CC: While comedy still dominates here, both the magic and wider cabaret scene seem to have really grown in recent years within the Edinburgh Fringe too. Is that true elsewhere too?
DS: Yeah I think so. John Bishop is hosting a primetime TV variety show. I think variety generally is in ascension at the moment.

CC: Any magic or cabaret top tips for Festival 2015?
DS: Piff is always fabulous value. ‘Anna Lou’s Contes D’Amour’ will be a fabulous French-favoured smut fest. I love EastEnd Cabaret. ‘Mr B’s Guide To Modern Life’ is hilarious, with a real party vibe, and I’m desperate to see the seven foot sad clown with the golden voice that is Puddles Pity Party.
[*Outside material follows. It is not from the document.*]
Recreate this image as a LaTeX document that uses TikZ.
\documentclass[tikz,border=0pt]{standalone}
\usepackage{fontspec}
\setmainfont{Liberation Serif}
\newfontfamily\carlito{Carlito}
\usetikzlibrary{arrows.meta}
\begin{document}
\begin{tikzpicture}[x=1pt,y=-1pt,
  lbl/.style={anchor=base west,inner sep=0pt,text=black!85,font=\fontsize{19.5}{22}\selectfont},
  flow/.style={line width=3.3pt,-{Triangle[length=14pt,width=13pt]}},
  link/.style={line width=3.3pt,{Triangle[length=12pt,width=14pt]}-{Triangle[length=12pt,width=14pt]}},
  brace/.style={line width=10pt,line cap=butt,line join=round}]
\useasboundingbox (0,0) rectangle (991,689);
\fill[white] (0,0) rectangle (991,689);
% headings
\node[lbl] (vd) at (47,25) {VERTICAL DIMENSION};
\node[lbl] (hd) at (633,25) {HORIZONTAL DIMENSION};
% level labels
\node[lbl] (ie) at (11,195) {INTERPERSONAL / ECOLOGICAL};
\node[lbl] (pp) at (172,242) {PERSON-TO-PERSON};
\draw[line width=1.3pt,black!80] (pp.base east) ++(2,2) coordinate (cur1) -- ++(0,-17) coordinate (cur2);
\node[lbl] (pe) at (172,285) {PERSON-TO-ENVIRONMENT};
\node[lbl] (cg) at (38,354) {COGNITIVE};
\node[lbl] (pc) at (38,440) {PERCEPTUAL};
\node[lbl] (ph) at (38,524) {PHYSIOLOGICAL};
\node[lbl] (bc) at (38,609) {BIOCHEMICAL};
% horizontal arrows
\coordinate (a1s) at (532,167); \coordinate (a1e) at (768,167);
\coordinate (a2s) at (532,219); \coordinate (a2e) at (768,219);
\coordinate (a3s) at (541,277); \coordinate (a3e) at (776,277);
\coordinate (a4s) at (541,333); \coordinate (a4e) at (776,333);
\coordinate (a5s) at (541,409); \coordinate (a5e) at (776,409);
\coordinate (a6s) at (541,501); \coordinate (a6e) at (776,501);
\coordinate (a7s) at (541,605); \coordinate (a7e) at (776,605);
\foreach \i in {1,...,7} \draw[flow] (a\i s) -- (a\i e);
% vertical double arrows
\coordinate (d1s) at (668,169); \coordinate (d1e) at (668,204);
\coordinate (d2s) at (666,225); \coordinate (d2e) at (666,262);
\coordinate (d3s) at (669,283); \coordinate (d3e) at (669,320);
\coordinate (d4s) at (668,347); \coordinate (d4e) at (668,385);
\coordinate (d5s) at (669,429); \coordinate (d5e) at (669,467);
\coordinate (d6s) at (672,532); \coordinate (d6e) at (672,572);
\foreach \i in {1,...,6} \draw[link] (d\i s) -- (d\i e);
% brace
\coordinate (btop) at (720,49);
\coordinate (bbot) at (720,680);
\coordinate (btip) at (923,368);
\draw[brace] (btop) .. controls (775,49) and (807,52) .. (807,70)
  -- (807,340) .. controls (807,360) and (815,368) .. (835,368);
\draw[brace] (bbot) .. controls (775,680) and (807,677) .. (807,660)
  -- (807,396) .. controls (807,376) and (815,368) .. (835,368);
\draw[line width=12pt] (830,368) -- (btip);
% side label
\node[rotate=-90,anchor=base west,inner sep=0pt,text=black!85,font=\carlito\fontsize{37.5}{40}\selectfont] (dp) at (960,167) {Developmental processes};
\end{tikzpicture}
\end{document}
CC: You’re always prolific when at the Fringe in terms of popping up at other shows. Where else are we likely to see you this year?
DS: Hahaha! No change there. Currently I’m booked in to do thirty nine spots and that number goes up by a couple every day – I’m just a boy who can’t say no. If you want to know what that looks like as a list, well: Cerys Nelmes Presents Pick And Mix, Cabaret At Le Monde, Chortle Fast Fringe, Spank!, The Hungover Show, The Lock-in Cabaret, The Comedy Mash, Hilarity Bites Showcase, Taste Of The Fringe Showcase, Another Fucking Variety Show, Hardeep And Friends At V Deep, Get Your Own Back Live, Ettieboo’s Cabaret Boonanza, Yet Another Comedy Podcast, Comedians Against Humanity, Laughter With Njambi McGrath And Guests, Comedy Death, Late Night Variety with The Martini Encounter, Cabaret Nova, The 5:30 Cabaret At The Famous Spiegeltent, The Underbelly Radio Show, Juliette Burton’s Happy Hour and Laugh Train Home.
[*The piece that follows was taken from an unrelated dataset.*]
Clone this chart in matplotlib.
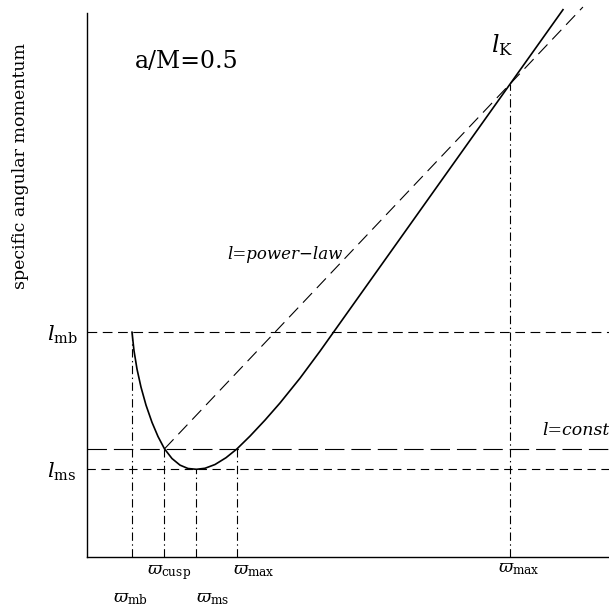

CC: Now, three years ago you made me say a whole list of things on stage that you’d already got written down on various sheets of paper. I’m not sure I’ve forgiven you for proving just how impressionable my mind is. Though it all started with a drawing. How did you know I’d drawn a house?
DS: Oh Chris, Chris, Chris. You’re making the assumption that you drew a house of your own free will…

CC: And finally, you’re a mind reader, answer the question I’m currently thinking of.
DS: The answers is: No. No one can tell just from your walk but I’d avoid communal showers until the swelling has subsided.

‘How To Read Minds And Influence People’ was performed at Voodoo Rooms at Edinburgh Festival 2015.